The new music ecosystem continues its fragmentation across every conceivable corner. Kid Fourteen is making his comeback with a track from an upcoming album called Far Away and Well Adjusted after a two-year absence. Yungblud completed his Idols album with part two, while Hilary Duff returned to pop music with Luck or Something. Meanwhile, pop-rock band Nightbreakers dropped Disaster and Caroline Romano released Unsteady. The Kid Laroi, Poppy, and Breaking Benjamin are all announcing substantial tours for twenty twenty six. This is the thing about the current moment: there's no single narrative, just dozens of stories unfolding simultaneously across every platform imaginable.

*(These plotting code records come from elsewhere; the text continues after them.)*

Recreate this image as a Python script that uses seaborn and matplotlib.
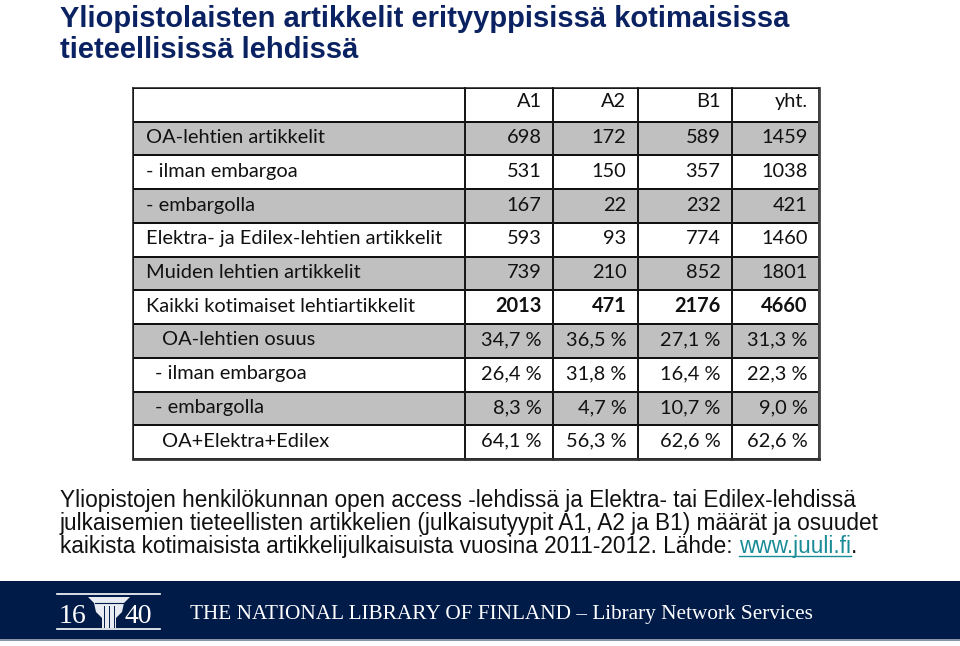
import numpy as np
import pandas as pd
import matplotlib
matplotlib.use("Agg")
import matplotlib.pyplot as plt
import seaborn as sns
from matplotlib.colors import ListedColormap
from matplotlib.lines import Line2D
from matplotlib.patches import Rectangle, Polygon

# ---------------- data ----------------
columns = ["A1", "A2", "B1", "yht."]
row_labels = [
    "OA-lehtien artikkelit",
    "- ilman embargoa",
    "- embargolla",
    "Elektra- ja Edilex-lehtien artikkelit",
    "Muiden lehtien artikkelit",
    "Kaikki kotimaiset lehtiartikkelit",
    "OA-lehtien osuus",
    "- ilman embargoa",
    "- embargolla",
    "OA+Elektra+Edilex",
]
count_a1 = [698, 531, 167, 593, 739, 2013]
count_a2 = [172, 150, 22, 93, 210, 471]
count_b1 = [589, 357, 232, 774, 852, 2176]
count_yht = [1459, 1038, 421, 1460, 1801, 4660]
share_a1 = [34.7, 26.4, 8.3, 64.1]
share_a2 = [36.5, 31.8, 4.7, 56.3]
share_b1 = [27.1, 16.4, 10.7, 62.6]
share_yht = [31.3, 22.3, 9.0, 62.6]

title_lines = ["Yliopistolaisten artikkelit erityyppisissä kotimaisissa",
               "tieteellisissä lehdissä"]
note_lines = ["Yliopistojen henkilökunnan open access -lehdissä ja Elektra- tai Edilex-lehdissä",
              "julkaisemien tieteellisten artikkelien (julkaisutyypit A1, A2 ja B1) määrät ja osuudet",
              "kaikista kotimaisista artikkelijulkaisuista vuosina 2011-2012. Lähde: "]
link_text = "www.juuli.fi"
footer_text = "THE NATIONAL LIBRARY OF FINLAND – Library Network Services"

# ---------------- build table ----------------
counts = pd.DataFrame({"A1": count_a1, "A2": count_a2, "B1": count_b1, "yht.": count_yht})
shares = pd.DataFrame({"A1": share_a1, "A2": share_a2, "B1": share_b1, "yht.": share_yht})

def fmt_pct(v):
    return f"{v:.1f}".replace(".", ",") + " %"

cell_text = [columns] + \
    [[str(v) for v in r] for r in counts.values.tolist()] + \
    [[fmt_pct(v) for v in r] for r in shares.values.tolist()]
label_text = [""] + row_labels
n_rows = len(label_text)
shade = np.array([0] + [1 if (i % 2 == 1) else 0 for i in range(1, n_rows)])

W, H = 960, 646
fig = plt.figure(figsize=(W / 100, H / 100), dpi=100)
fig.patch.set_facecolor("white")

def fx(px):
    return px / W

def fy(py):
    return 1 - py / H

tab_top, tab_bot = 88, 459
col_edges = [133, 465, 553, 638, 732, 819]

cmap = ListedColormap(["#FFFFFF", "#C0C0C0"])
tfont = "Lato"
tsize = 14.4
pt = 0.72  # points per pixel at 100 dpi
indent = [0, 13, 13, 13, 13, 13, 13, 29, 22, 22, 29]

axes = []
for c in range(5):
    ax = fig.add_axes([fx(col_edges[c]), fy(tab_bot), fx(col_edges[c + 1] - col_edges[c]),
                       (tab_bot - tab_top) / H])
    name = "label" if c == 0 else columns[c - 1]
    sns.heatmap(pd.DataFrame({name: shade}), ax=ax, cmap=cmap, vmin=0, vmax=1, cbar=False,
                linewidths=1.1, linecolor="#111111", xticklabels=False, yticklabels=False)
    for side in ("left", "right", "top", "bottom"):
        ax.spines[side].set_visible(True)
        ax.spines[side].set_color("#1a1a1a")
        ax.spines[side].set_linewidth(1.1)
    ax.spines["bottom"].set_linewidth(2.0)
    ax.spines["bottom"].set_color("#333333")
    axes.append(ax)
axes[-1].spines["right"].set_linewidth(2.0)
axes[-1].spines["right"].set_color("#444444")

for i, lab in enumerate(label_text):
    dy = 3.5 if i == 0 else 1.0
    axes[0].annotate(lab, xy=(0, i + 0.5), xytext=(indent[i] * pt, dy * pt),
                     textcoords="offset points", ha="left", va="center",
                     fontsize=tsize, family=tfont, color="#111111")

for i, row in enumerate(cell_text):
    dy = 3.5 if i == 0 else 1.0
    bold = (i == 6)
    for j, s in enumerate(row):
        axes[j + 1].annotate(s, xy=(1, i + 0.5), xytext=(-11.5 * pt, dy * pt),
                             textcoords="offset points", ha="right", va="center",
                             fontsize=tsize, family=tfont, color="#111111",
                             fontweight="bold" if bold else "normal")

# ---------------- title ----------------
navy = "#0B2262"
fig.text(fx(60), fy(27), title_lines[0], fontsize=21, fontweight="bold",
         family="Liberation Sans", color=navy, va="baseline", ha="left")
fig.text(fx(60), fy(58), title_lines[1], fontsize=21, fontweight="bold",
         family="Liberation Sans", color=navy, va="baseline", ha="left")

# ---------------- note ----------------
nsize = 16.25
base = [507, 530, 553]
for k, line in enumerate(note_lines):
    t = fig.text(fx(60), fy(base[k]), line, fontsize=nsize, family="Liberation Sans",
                 color="#111111", va="baseline", ha="left")
link = fig.text(0, 0, link_text, fontsize=nsize, family="Liberation Sans",
                color="#1A8C98", va="baseline", ha="left")
dot = fig.text(0, 0, ".", fontsize=nsize, family="Liberation Sans",
               color="#111111", va="baseline", ha="left")

# ---------------- footer ----------------
fig.patches.append(Rectangle((0, fy(639)), 1, (639 - 581) / H, transform=fig.transFigure,
                             facecolor="#011B48", edgecolor="none", zorder=0))
fig.patches.append(Rectangle((0, fy(641)), 1, 2 / H, transform=fig.transFigure,
                             facecolor="#8A96A8", edgecolor="none", zorder=0))
fig.text(fx(190), fy(619), footer_text, fontsize=15.3, family="Liberation Serif",
         color="white", va="baseline", ha="left")
# logo
for yy in (594, 629):
    fig.add_artist(Line2D([fx(57), fx(160)], [fy(yy), fy(yy)], color="white", lw=1.2))
fig.text(fx(59), fy(623), "16", fontsize=20, family="Liberation Serif", color="white",
         va="baseline", ha="left")
fig.text(fx(124), fy(623), "40", fontsize=20, family="Liberation Serif", color="white",
         va="baseline", ha="left")
cap = [(88, 597), (130, 597), (124, 603), (122, 612), (116, 618), (116, 628),
       (102, 628), (102, 618), (96, 612), (94, 603)]
fig.add_artist(Polygon([(fx(a), fy(b)) for a, b in cap], closed=True,
                       transform=fig.transFigure, facecolor="#E8ECF2", edgecolor="none"))
for xx in (104, 109, 114):
    fig.add_artist(Line2D([fx(xx), fx(xx)], [fy(606), fy(627)], color="#011B48", lw=0.7))
fig.add_artist(Line2D([fx(95), fx(123)], [fy(603), fy(603)], color="#011B48", lw=0.8))

# place link after text
fig.canvas.draw()
r = fig.canvas.get_renderer()
bb = t.get_window_extent(r)
link.set_position((bb.x1 / W, fy(base[2])))
fig.canvas.draw()
lb = link.get_window_extent(r)
dot.set_position((lb.x1 / W, fy(base[2])))
fig.add_artist(Line2D([lb.x0 / W, lb.x1 / W], [fy(base[2] + 2.5), fy(base[2] + 2.5)],
                      color="#1A8C98", lw=1.0))

fig.savefig("out.png", dpi=100, facecolor="white")
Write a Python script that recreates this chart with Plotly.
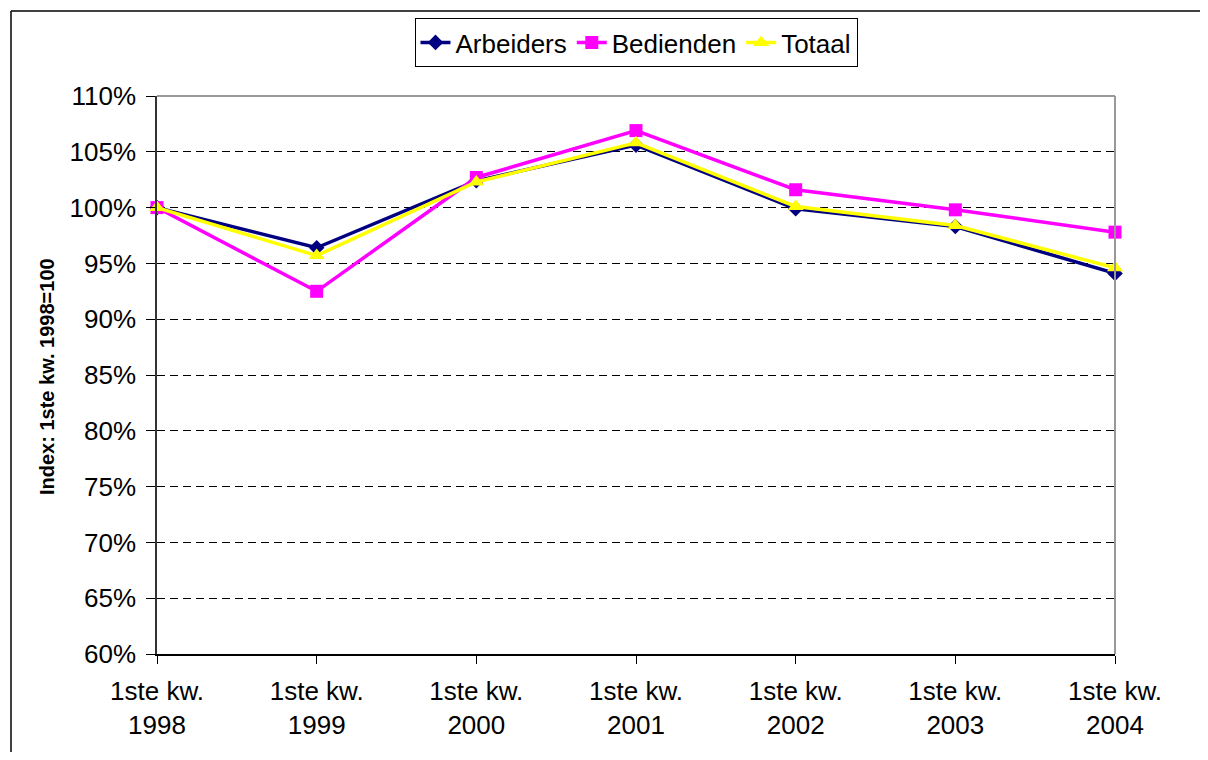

On the festival front, momentum is building. The Cloud City Music Festival is coming this spring courtesy of Belgian bass duo Ganja White Night, marking their largest headline event yet. These aren't your parents' music festivals anymore. They're multi-stage experiences designed to blur every boundary between genre, generation, and expectation.

What strikes me most is how alive things feel right now. We've got vinyl lovers and algorithm-escapists sitting beside kids discovering music through completely different channels, and somehow it all matters. The brass bands, the jazz innovators, the pop kids, the bass producers—they're all part of the same story we're living through.